6:14, Let me offer you a truly sincere piece of advice. If you could go into your interviews (and I know this might be impossible) and not think of yourself as a minority, or of your interviewers as white people who don't like minorities, you might do dramatically better. Sometimes these things come off in unconscious ways and we don't even realize it. And, your comments on whether there is a double standard for you as a minority in an interview versus a stereotypical white applicant - it is a common minority perception that they are treated differently because of their race when someone says or does something, but I think, mostly, an unjustified perception. Sometimes someone is a jerk to me, and I assume it's because they've had a bad day or are just a jerk; a minority (perhaps understandably, given our history) can assume it's because of his or her race. But you should trust me when I say that that's almost never the case nowadays.

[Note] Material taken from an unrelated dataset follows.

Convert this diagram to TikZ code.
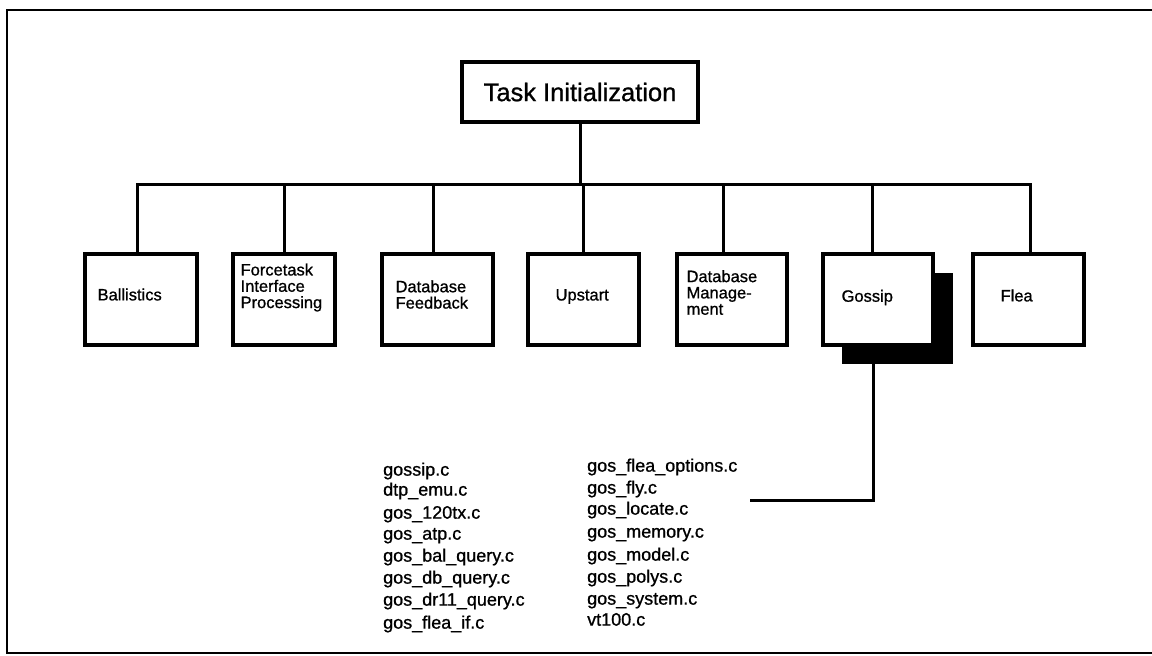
\documentclass[tikz,border=0pt]{standalone}
\usepackage{fontspec}
\setmainfont{Liberation Sans}
\newfontfamily\heavysans{Liberation Sans}[FakeBold=0.9]
\begin{document}
\begin{tikzpicture}[x=1pt,y=-1pt,
  frame/.style={draw=black,line width=2.6pt},
  wire/.style={draw=black,line width=3pt},
  titlebox/.style={draw=black,line width=3.2pt,fill=white,minimum width=236pt,minimum height=60pt,inner sep=0pt,font=\heavysans\fontsize{25.5}{27}\selectfont},
  modbox/.style={draw=black,line width=3.2pt,fill=white,minimum height=91pt,inner sep=0pt},
  shadowbox/.style={fill=black,minimum width=111pt,minimum height=91pt,inner sep=0pt},
  modlabel/.style={anchor=west,align=left,inner sep=0pt,font=\heavysans\fontsize{16.5}{16.3}\selectfont},
  filename/.style={anchor=mid west,inner sep=0pt,font=\heavysans\fontsize{18}{20}\selectfont}
]
\useasboundingbox (0,0) rectangle (1152,656);
\fill[white] (0,0) rectangle (1152,656);

% outer frame
\draw[frame] (7,10) rectangle (1153,653);

% root of the hierarchy
\node[titlebox] (task) at (580,92) {Task Initialization};

% module boxes on the second level
\node[modbox,minimum width=112pt] (ball)  at (141,299.5) {};
\node[modbox,minimum width=102pt] (force) at (284,299.5) {};
\node[modbox,minimum width=111pt] (dbf)   at (437.5,299.5) {};
\node[modbox,minimum width=111pt] (up)    at (583.5,299.5) {};
\node[modbox,minimum width=110pt] (dbm)   at (732,299.5) {};
\node[shadowbox] (gshadow) at (897.5,318.5) {};
\node[modbox,minimum width=110pt] (gossip) at (878,299.5) {};
\node[modbox,minimum width=111pt] (flea)  at (1028.5,299.5) {};

% module names
\node[modlabel] (ballT)  at ([xshift=14pt,yshift=5pt]ball.west)  {Ballistics};
\node[modlabel] (forceT) at ([xshift=9pt,yshift=12pt]force.west) {Forcetask\\Interface\\Processing};
\node[modlabel] (dbfT)   at ([xshift=15pt,yshift=5pt]dbf.west)   {Database\\Feedback};
\node[modlabel] (upT)    at ([xshift=29pt,yshift=3pt]up.west)    {Upstart};
\node[modlabel] (dbmT)   at ([xshift=11pt,yshift=7pt]dbm.west)   {Database\\Manage-\\ment};
\node[modlabel] (gossipT) at ([xshift=20pt,yshift=2pt]gossip.west) {Gossip};
\node[modlabel] (fleaT)  at ([xshift=29pt,yshift=4pt]flea.west)  {Flea};

% bus joining the modules to the root
\coordinate (busL) at (137,184);
\coordinate (busR) at (1030,184);
\draw[wire] (task.south) -- (task.south |- busL);
\draw[wire,line cap=rect] (busL) -- (busR);
\foreach \n/\x in {ball/137,force/284,dbf/433,up/583,dbm/723,gossip/872,flea/1030}
  \draw[wire] (\x,184) -- (\x,184 |- \n.north);

% source files of the Gossip module
\foreach \t/\y [count=\i] in {gossip.c/473,dtp\_emu.c/493,gos\_120tx.c/516,gos\_atp.c/537,gos\_bal\_query.c/559,gos\_db\_query.c/581,gos\_dr11\_query.c/603,gos\_flea\_if.c/626}
  \node[filename] (fa\i) at (383,\y) {\t};
\foreach \t/\y [count=\i] in {gos\_flea\_options.c/469,gos\_fly.c/491,gos\_locate.c/512,gos\_memory.c/535,gos\_model.c/558,gos\_polys.c/580,gos\_system.c/602,vt100.c/623}
  \node[filename] (fb\i) at (587,\y) {\t};

\coordinate (listend) at (750,500);
\draw[wire] (873,363 |- gshadow.south) -- (873,500) -- (listend);
\end{tikzpicture}
\end{document}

I agree with 7:59 and 8:13.
4:07, I can't even tell you how much you're pissing me off. All you can talk about is how great you are and how the whole world's against you, when you got horrible grades and you're lunacy is proven by the fact that you can't even see how silly your goals are. You want $15 grand more, so you can work another 6000 hours? After tax that's $10 grand, or about $1.66 /hour.
Not to mention that all you can talk about is how everyone else is racist, when you're spending your time insulting white women.
ATL is "a bit '5 [months] ago.'"
After reading your post, 7:28, I got news for you. It's not whites that don't want you, it's socially well-adjusted people who don't want you anywhere in their work environment.